--- PROBLEM STATEMENT ---
Restate each of the lines below word for word and drop every picture.

--- DATA ---

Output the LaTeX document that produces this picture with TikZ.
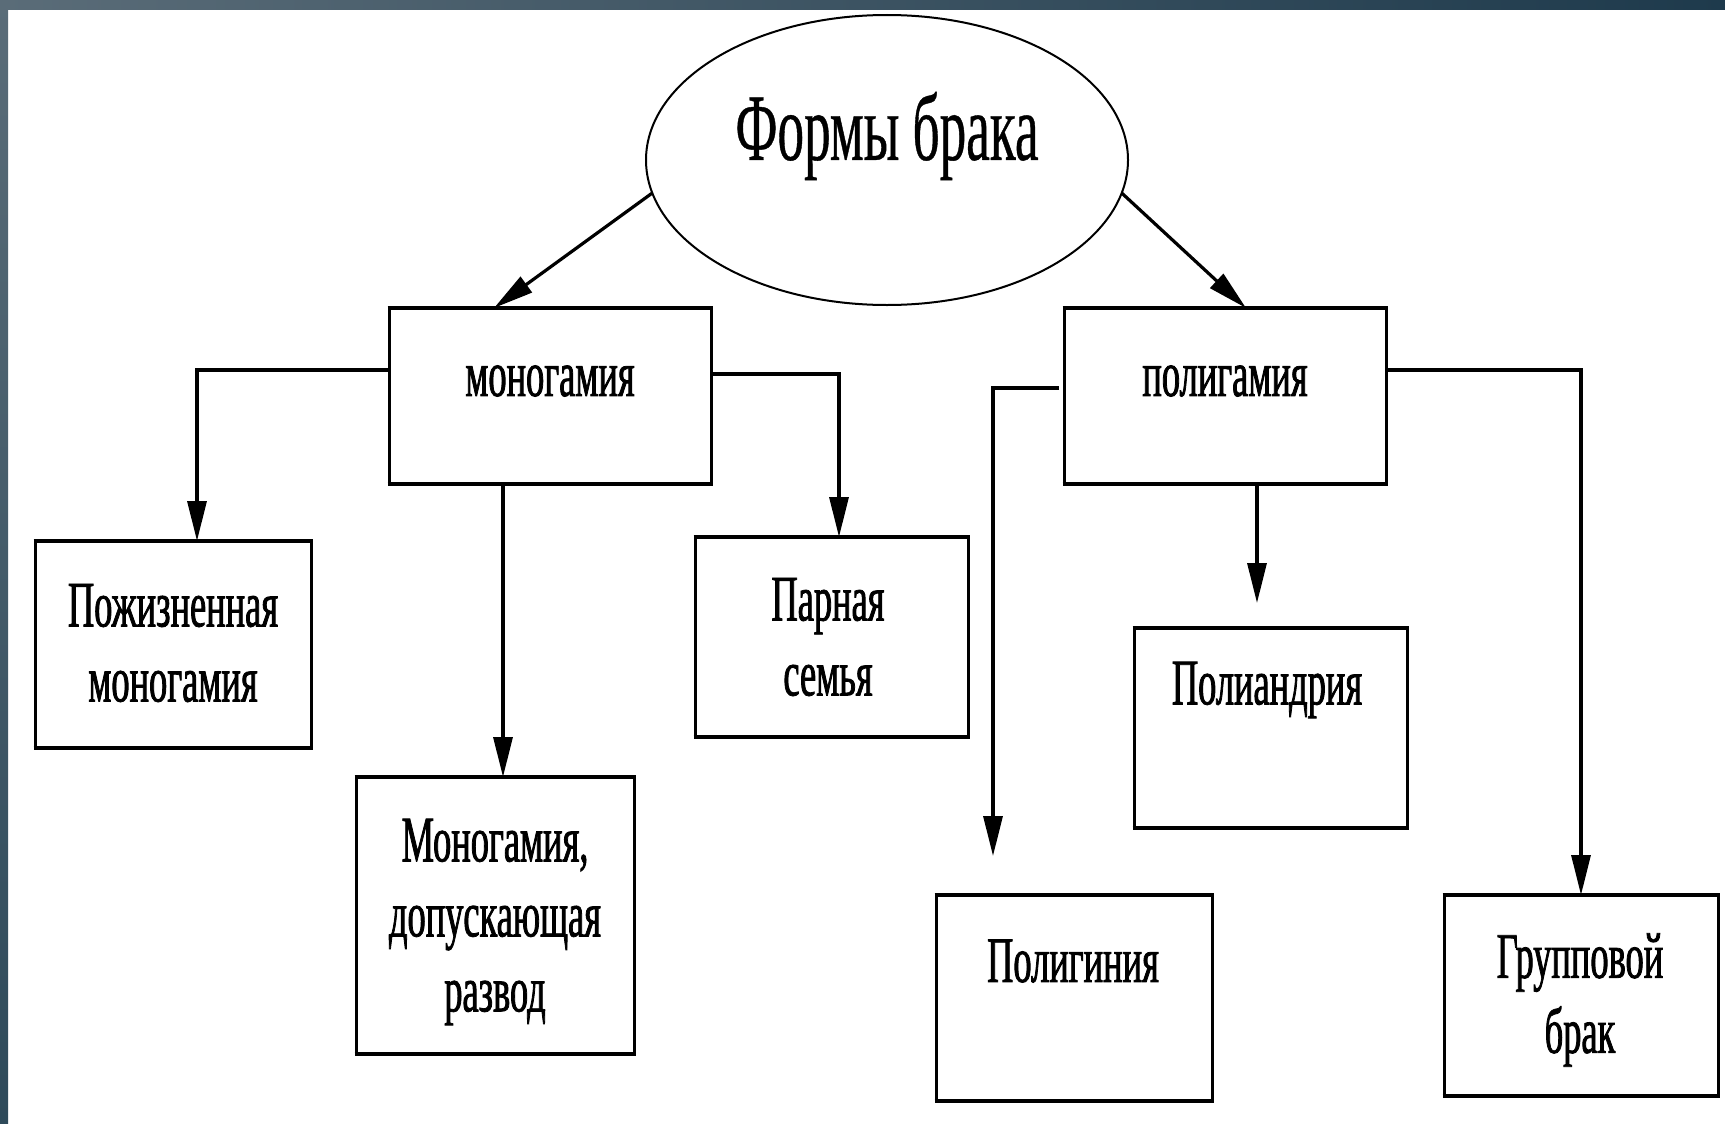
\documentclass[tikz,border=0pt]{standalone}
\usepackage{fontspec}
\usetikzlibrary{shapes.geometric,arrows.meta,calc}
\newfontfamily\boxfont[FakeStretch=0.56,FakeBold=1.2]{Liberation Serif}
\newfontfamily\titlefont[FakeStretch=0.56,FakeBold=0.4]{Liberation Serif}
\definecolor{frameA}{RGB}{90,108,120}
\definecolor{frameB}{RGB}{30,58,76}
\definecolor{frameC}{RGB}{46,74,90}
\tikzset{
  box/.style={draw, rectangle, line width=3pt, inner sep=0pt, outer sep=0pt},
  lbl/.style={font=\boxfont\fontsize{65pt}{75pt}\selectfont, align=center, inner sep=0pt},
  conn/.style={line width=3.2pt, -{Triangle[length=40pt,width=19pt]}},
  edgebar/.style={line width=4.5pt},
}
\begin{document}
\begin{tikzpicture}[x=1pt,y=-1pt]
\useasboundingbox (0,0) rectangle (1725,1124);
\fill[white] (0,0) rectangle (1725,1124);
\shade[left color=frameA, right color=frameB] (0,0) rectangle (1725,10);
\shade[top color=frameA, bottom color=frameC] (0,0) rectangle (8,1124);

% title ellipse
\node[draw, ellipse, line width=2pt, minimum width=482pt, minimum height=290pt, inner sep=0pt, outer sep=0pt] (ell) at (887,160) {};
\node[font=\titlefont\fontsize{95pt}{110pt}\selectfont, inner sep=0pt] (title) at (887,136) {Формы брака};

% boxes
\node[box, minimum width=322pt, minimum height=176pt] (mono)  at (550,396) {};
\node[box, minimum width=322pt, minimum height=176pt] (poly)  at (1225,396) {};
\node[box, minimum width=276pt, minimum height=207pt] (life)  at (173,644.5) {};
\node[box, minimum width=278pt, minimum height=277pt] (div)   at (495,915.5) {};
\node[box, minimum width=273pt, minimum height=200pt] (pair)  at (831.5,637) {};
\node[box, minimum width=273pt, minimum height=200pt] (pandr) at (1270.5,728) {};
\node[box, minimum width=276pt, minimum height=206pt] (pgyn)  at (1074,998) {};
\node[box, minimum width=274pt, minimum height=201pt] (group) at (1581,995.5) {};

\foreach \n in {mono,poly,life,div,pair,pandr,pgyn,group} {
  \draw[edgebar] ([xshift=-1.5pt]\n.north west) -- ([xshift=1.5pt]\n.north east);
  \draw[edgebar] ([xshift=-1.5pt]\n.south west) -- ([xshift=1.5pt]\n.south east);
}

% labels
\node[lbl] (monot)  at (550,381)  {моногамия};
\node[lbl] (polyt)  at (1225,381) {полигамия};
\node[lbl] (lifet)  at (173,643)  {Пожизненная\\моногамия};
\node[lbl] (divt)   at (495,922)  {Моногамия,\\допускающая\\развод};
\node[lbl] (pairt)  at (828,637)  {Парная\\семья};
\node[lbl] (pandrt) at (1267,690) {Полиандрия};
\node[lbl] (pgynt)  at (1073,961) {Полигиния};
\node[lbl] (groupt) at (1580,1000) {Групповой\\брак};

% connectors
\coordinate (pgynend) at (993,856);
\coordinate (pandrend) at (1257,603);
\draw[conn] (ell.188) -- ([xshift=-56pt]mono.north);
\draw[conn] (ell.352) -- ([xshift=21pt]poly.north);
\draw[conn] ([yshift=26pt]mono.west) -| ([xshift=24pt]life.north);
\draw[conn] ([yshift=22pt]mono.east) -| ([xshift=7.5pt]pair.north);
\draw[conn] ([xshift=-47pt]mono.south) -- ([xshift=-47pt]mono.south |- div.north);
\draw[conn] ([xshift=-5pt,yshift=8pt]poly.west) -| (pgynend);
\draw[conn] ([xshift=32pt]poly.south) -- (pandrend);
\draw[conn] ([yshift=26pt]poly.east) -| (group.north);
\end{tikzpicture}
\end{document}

---

--- ANSWER TO THE PROBLEM ---
Output the LaTeX document that produces this picture with TikZ.
\documentclass[tikz,border=0pt]{standalone}
\usepackage{fontspec}
\usetikzlibrary{shapes.geometric,arrows.meta,calc}
\newfontfamily\boxfont[FakeStretch=0.56,FakeBold=1.2]{Liberation Serif}
\newfontfamily\titlefont[FakeStretch=0.56,FakeBold=0.4]{Liberation Serif}
\definecolor{frameA}{RGB}{90,108,120}
\definecolor{frameB}{RGB}{30,58,76}
\definecolor{frameC}{RGB}{46,74,90}
\tikzset{
  box/.style={draw, rectangle, line width=3pt, inner sep=0pt, outer sep=0pt},
  lbl/.style={font=\boxfont\fontsize{65pt}{75pt}\selectfont, align=center, inner sep=0pt},
  conn/.style={line width=3.2pt, -{Triangle[length=40pt,width=19pt]}},
  edgebar/.style={line width=4.5pt},
}
\begin{document}
\begin{tikzpicture}[x=1pt,y=-1pt]
\useasboundingbox (0,0) rectangle (1725,1124);
\fill[white] (0,0) rectangle (1725,1124);
\shade[left color=frameA, right color=frameB] (0,0) rectangle (1725,10);
\shade[top color=frameA, bottom color=frameC] (0,0) rectangle (8,1124);

% title ellipse
\node[draw, ellipse, line width=2pt, minimum width=482pt, minimum height=290pt, inner sep=0pt, outer sep=0pt] (ell) at (887,160) {};
\node[font=\titlefont\fontsize{95pt}{110pt}\selectfont, inner sep=0pt] (title) at (887,136) {Формы брака};

% boxes
\node[box, minimum width=322pt, minimum height=176pt] (mono)  at (550,396) {};
\node[box, minimum width=322pt, minimum height=176pt] (poly)  at (1225,396) {};
\node[box, minimum width=276pt, minimum height=207pt] (life)  at (173,644.5) {};
\node[box, minimum width=278pt, minimum height=277pt] (div)   at (495,915.5) {};
\node[box, minimum width=273pt, minimum height=200pt] (pair)  at (831.5,637) {};
\node[box, minimum width=273pt, minimum height=200pt] (pandr) at (1270.5,728) {};
\node[box, minimum width=276pt, minimum height=206pt] (pgyn)  at (1074,998) {};
\node[box, minimum width=274pt, minimum height=201pt] (group) at (1581,995.5) {};

\foreach \n in {mono,poly,life,div,pair,pandr,pgyn,group} {
  \draw[edgebar] ([xshift=-1.5pt]\n.north west) -- ([xshift=1.5pt]\n.north east);
  \draw[edgebar] ([xshift=-1.5pt]\n.south west) -- ([xshift=1.5pt]\n.south east);
}

% labels
\node[lbl] (monot)  at (550,381)  {моногамия};
\node[lbl] (polyt)  at (1225,381) {полигамия};
\node[lbl] (lifet)  at (173,643)  {Пожизненная\\моногамия};
\node[lbl] (divt)   at (495,922)  {Моногамия,\\допускающая\\развод};
\node[lbl] (pairt)  at (828,637)  {Парная\\семья};
\node[lbl] (pandrt) at (1267,690) {Полиандрия};
\node[lbl] (pgynt)  at (1073,961) {Полигиния};
\node[lbl] (groupt) at (1580,1000) {Групповой\\брак};

% connectors
\coordinate (pgynend) at (993,856);
\coordinate (pandrend) at (1257,603);
\draw[conn] (ell.188) -- ([xshift=-56pt]mono.north);
\draw[conn] (ell.352) -- ([xshift=21pt]poly.north);
\draw[conn] ([yshift=26pt]mono.west) -| ([xshift=24pt]life.north);
\draw[conn] ([yshift=22pt]mono.east) -| ([xshift=7.5pt]pair.north);
\draw[conn] ([xshift=-47pt]mono.south) -- ([xshift=-47pt]mono.south |- div.north);
\draw[conn] ([xshift=-5pt,yshift=8pt]poly.west) -| (pgynend);
\draw[conn] ([xshift=32pt]poly.south) -- (pandrend);
\draw[conn] ([yshift=26pt]poly.east) -| (group.north);
\end{tikzpicture}
\end{document}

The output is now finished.